The study – by Laurent Mottron, a professor in the Department of Psychiatry and Addiction at Université de Montréal and a psychiatrist at the Hôpital en santé mentale Rivière-des-Prairies of the CIUSSS du Nord-de-l’Île-de-Montréal; Mikhail Kissine, a professor of linguistics at Université Libre de Bruxelles; and Ariane St-Denis, a medical student at McGill University – is published in Neuroscience & Biobehavioral Reviews.

The authors looked at all studies of joint attention and language in children with autism since 1994.

They then selected all those that reported a clear measure of structural language using metrics such as vocabulary size, and excluded those that measured only communication skills.

In neurotypical individuals, social interaction plays an essential role in language development. “It makes sense to assume, therefore, that the ability to establish a shared attentional frame may increase the opportunities for autistic children to attend to linguistic stimuli and engage in communicative experiences,” the authors of the study write.

However, their meta-analysis did not find significant language gains from interventions aimed at promoting social communication in people with autism.

“Linking language outcomes to joint attention in autism is somewhat paradoxical, as the significant proportion of autistic children who become verbal still have a diagnosis of autism, a core component of which is, precisely, atypically low joint attention,” they observe. For example, children with Asperger’s develop impressive language skills without developing comparable social skills.

Of the 71 studies, only 28 reported a correlation between stimulation of joint attention in young children with autism and development of simple vocabulary.

“These studies do show that joint attention is associated with a very simple vocabulary of less than five words, but they cannot predict whether the child will be able to express himself correctly at age 7 or 8,” Mottron notes. Twenty-five other studies show no correlation between joint attention and vocabulary development in children with autism.
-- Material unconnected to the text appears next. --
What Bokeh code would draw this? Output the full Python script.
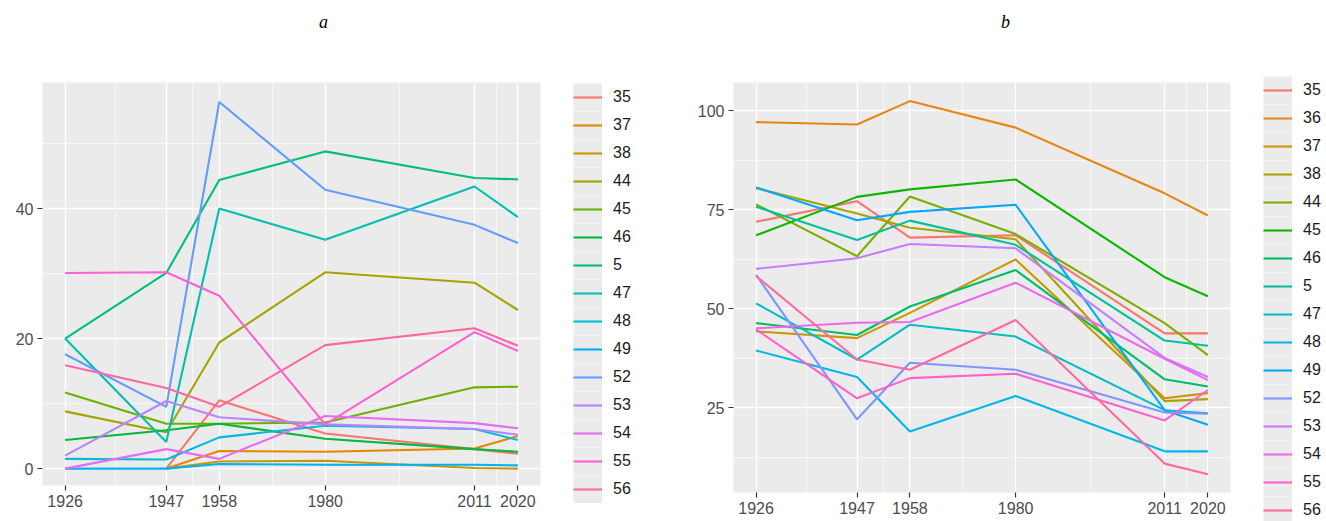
from bokeh.plotting import figure
from bokeh.layouts import row, column
from bokeh.models import FixedTicker, Legend, LegendItem, Range1d, Div
from bokeh.embed import file_html
from bokeh.resources import INLINE

NaN = float("nan")

years = [1926, 1947, 1958, 1980, 2011, 2020]
year_minor = [1936.5, 1952.5, 1969, 1995.5, 2015.5]
panel_titles = ["a", "b"]

# ---- panel a ----
a_labels = ["35", "37", "38", "44", "45", "46", "5", "47", "48", "49", "52", "53", "54", "55", "56"]
a_35 = [NaN, 0.0, 10.5, 5.4, 3.0, 2.3]
a_37 = [NaN, 0.0, 2.7, 2.6, 3.1, 5.0]
a_38 = [NaN, 0.0, 1.1, 1.2, 0.1, 0.0]
a_44 = [8.8, 5.6, 19.4, 30.2, 28.6, 24.4]
a_45 = [11.7, 6.9, 6.9, 7.1, 12.5, 12.6]
a_46 = [4.4, 5.9, 6.9, 4.6, 3.0, 2.6]
a_5 = [20.0, 30.1, 44.4, 48.8, 44.7, 44.5]
a_47 = [20.0, 4.1, 40.0, 35.2, 43.4, 38.7]
a_48 = [1.5, 1.4, 4.8, 6.6, 6.1, 4.4]
a_49 = [0.0, 0.0, 0.7, 0.6, 0.6, 0.5]
a_52 = [17.6, 9.5, 56.4, 42.9, 37.5, 34.7]
a_53 = [2.0, 10.4, 7.9, 6.8, 6.1, 5.2]
a_54 = [0.0, 3.0, 1.5, 8.1, 7.0, 6.2]
a_55 = [30.1, 30.2, 26.6, 6.8, 21.0, 18.1]
a_56 = [15.9, 12.4, 9.5, 19.0, 21.6, 18.9]
a_series = [a_35, a_37, a_38, a_44, a_45, a_46, a_5, a_47, a_48, a_49, a_52, a_53, a_54, a_55, a_56]
a_colors = ["#F8766D", "#E58700", "#C99800", "#A3A500", "#6BB100", "#00BA38", "#00BF7D", "#00C0AF",
            "#00BCD8", "#00B0F6", "#619CFF", "#B983FF", "#E76BF3", "#FD61D1", "#FF67A4"]
a_yticks = [0, 20, 40]
a_yminor = [-10, 10, 30, 50]

# ---- panel b ----
b_labels = ["35", "36", "37", "38", "44", "45", "46", "5", "47", "48", "49", "52", "53", "54", "55", "56"]
b_35 = [72.0, 77.2, 68.0, 68.6, 43.8, 43.8]
b_36 = [97.2, 96.6, 102.5, 95.8, 79.2, 73.6]
b_37 = [44.3, 42.6, 49.0, 62.5, 27.4, 28.7]
b_38 = [80.5, 74.1, 70.5, 67.6, 26.7, 27.2]
b_44 = [76.4, 63.3, 78.4, 68.9, 46.4, 38.3]
b_45 = [68.6, 78.3, 80.2, 82.7, 58.0, 53.2]
b_46 = [46.4, 43.4, 50.6, 59.8, 32.2, 30.4]
b_5 = [75.8, 67.4, 72.3, 66.2, 42.0, 40.7]
b_47 = [51.4, 37.2, 46.0, 43.0, 24.4, 23.6]
b_48 = [39.5, 32.8, 19.0, 28.0, 14.0, 14.0]
b_49 = [80.7, 72.4, 74.5, 76.3, 24.4, 20.7]
b_52 = [58.6, 22.1, 36.4, 34.6, 23.8, 23.5]
b_53 = [60.1, 62.8, 66.4, 65.3, 37.6, 32.8]
b_54 = [45.1, 46.5, 46.7, 56.6, 37.4, 32.0]
b_55 = [44.8, 27.4, 32.5, 33.6, 21.8, 29.5]
b_56 = [58.3, 37.2, 34.6, 47.2, 10.9, 8.2]
b_series = [b_35, b_36, b_37, b_38, b_44, b_45, b_46, b_5, b_47, b_48, b_49, b_52, b_53, b_54, b_55, b_56]
b_colors = ["#F8766D", "#E68613", "#CD9600", "#ABA300", "#7CAE00", "#0CB702", "#00BE67", "#00C19A",
            "#00BFC4", "#00B8E7", "#00A9FF", "#8494FF", "#C77CFF", "#ED68ED", "#FF61CC", "#FF68A1"]
b_yticks = [25, 50, 75, 100]
b_yminor = [12.5, 37.5, 62.5, 87.5]

FONT = "Liberation Sans"
TOP = 45          # height of the title strip
H = 521 - TOP     # height of the plot row


def make_panel(series, colors, yticks, yminor, yrange, width, bl, br, bt, bb):
    p = figure(width=width, height=H, output_backend="svg", toolbar_location=None,
               x_range=Range1d(1921.3, 2024.7), y_range=Range1d(*yrange),
               min_border_left=bl, min_border_right=br, min_border_top=bt, min_border_bottom=bb)
    p.background_fill_color = "#EBEBEB"
    p.border_fill_color = "white"
    p.outline_line_color = None

    p.xaxis.ticker = FixedTicker(ticks=years, minor_ticks=year_minor)
    p.yaxis.ticker = FixedTicker(ticks=yticks, minor_ticks=yminor)
    for ax in (p.xaxis[0], p.yaxis[0]):
        ax.axis_line_color = None
        ax.major_tick_line_color = "#333333"
        ax.major_tick_line_width = 1.2
        ax.major_tick_out = 5
        ax.major_tick_in = 0
        ax.minor_tick_line_color = None
        ax.major_label_text_font = FONT
        ax.major_label_text_font_size = "16px"
        ax.major_label_text_color = "#4D4D4D"
        ax.major_label_standoff = 4
    for g in (p.xgrid[0], p.ygrid[0]):
        g.grid_line_color = "white"
        g.grid_line_width = 1.3
        g.minor_grid_line_color = "white"
        g.minor_grid_line_width = 0.6

    for ys, col in zip(series, colors):
        p.line(x=years, y=ys, line_color=col, line_width=2.1)
    return p


def make_legend(labels, colors, width, loc, key_h):
    lf = figure(width=width, height=H, output_backend="svg", toolbar_location=None,
                x_range=Range1d(0, 1), y_range=Range1d(0, 1),
                x_axis_type=None, y_axis_type=None, min_border=0)
    lf.outline_line_color = None
    lf.background_fill_color = "white"
    lf.border_fill_color = "white"
    lf.xgrid.visible = False
    lf.ygrid.visible = False
    # key background and key lines (their data lies outside the view; only the legend shows them)
    bg = lf.line(x=[5, 6], y=[5, 5], line_color="#EBEBEB", line_width=key_h)
    items = []
    for lab, col in zip(labels, colors):
        r = lf.line(x=[5, 6], y=[5, 5], line_color=col, line_width=2.1)
        items.append(LegendItem(label=lab, renderers=[bg, r]))
    leg = Legend(items=items, location=loc, orientation="vertical",
                 glyph_width=29, glyph_height=key_h, label_height=key_h, spacing=0,
                 padding=0, margin=0, label_standoff=11,
                 label_text_font=FONT, label_text_font_size="16px", label_text_color="#1A1A1A",
                 label_text_baseline="middle",
                 background_fill_alpha=0, border_line_color=None)
    lf.add_layout(leg, "center")
    return lf


title_html = (
    '<div style="position:relative;width:1326px;height:%dpx;'
    'font-family:\'Liberation Serif\',serif;font-style:italic;font-size:18px;color:#000;">'
    '<span style="position:absolute;left:319px;top:10px;">%s</span>'
    '<span style="position:absolute;left:1001px;top:10px;">%s</span>'
    '</div>' % (TOP, panel_titles[0], panel_titles[1])
)
titles = Div(text=title_html, width=1326, height=TOP, margin=0)

pa = make_panel(a_series, a_colors, a_yticks, a_yminor, (-2.6, 59.4),
                560, 42, 20, 82 - TOP, 36)
la = make_legend(a_labels, a_colors, 90, (13, 18), 28)
pb = make_panel(b_series, b_colors, b_yticks, b_yminor, (3.6, 107.2),
                590, 83, 10, 82 - TOP, 29)
lb = make_legend(b_labels, b_colors, 86, (23, -3), 28)

layout = column(titles, row(column(pa), column(la), column(pb), column(lb)))
open("out.html", "w").write(file_html(layout, INLINE))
It is possible that people with autism learn language differently, without social interaction, he adds. “For example, in immigrant populations whose native language is not English, children with autism learn English by looking at digital tablets and never learn to speak their parents’ language.”

If some children with autism are less sensitive to the human voice than to the written word, this could open up new avenues for intervention, Mottron says. “In this case, we should redirect autistic children towards exposure to non-communicative language, in addition to talking to them.”

The study therefore opens the door to new ways of addressing neurodiversity.

About this Autism and language research news

Author: Jeff Heinrich
Source: University of Montreal
Contact: Jeff Heinrich – University of Montreal
Image: The image is credited to Neuroscience News

Original Research: Open access.
Language acquisition can be truly atypical in autism: Beyond joint attention” by Laurent Mottron et al. Neuroscience and Behavioral Reviews


Abstract

Language acquisition can be truly atypical in autism: Beyond joint attention

Language profiles in autism are variable and atypical, with frequent speech onset delays, but also, in some cases, unusually steep growth of structural language skills.

Joint attention is often seen as a major predictor of language in autism, even though low joint attention is a core characteristic of autism, independent of language levels.

In this systematic review of 71 studies, we ask whether, in autism, joint attention predicts advanced or only early language skills, and whether it may be independent of language outcomes.

We consider only conservative estimates, and flag studies that include heterogenous samples or no control for non-verbal cognition. Our review suggests that joint attention plays a pivotal role for the emergence of language, but is also consistent with the idea that some autistic children may acquire language independently of joint attention skills.

We propose that language in autism should not necessarily be modelled as a quantitative or chronological deviation from typical language development, and outline directions to bring autistic individuals’ atypicality within the focus of scientific inquiry.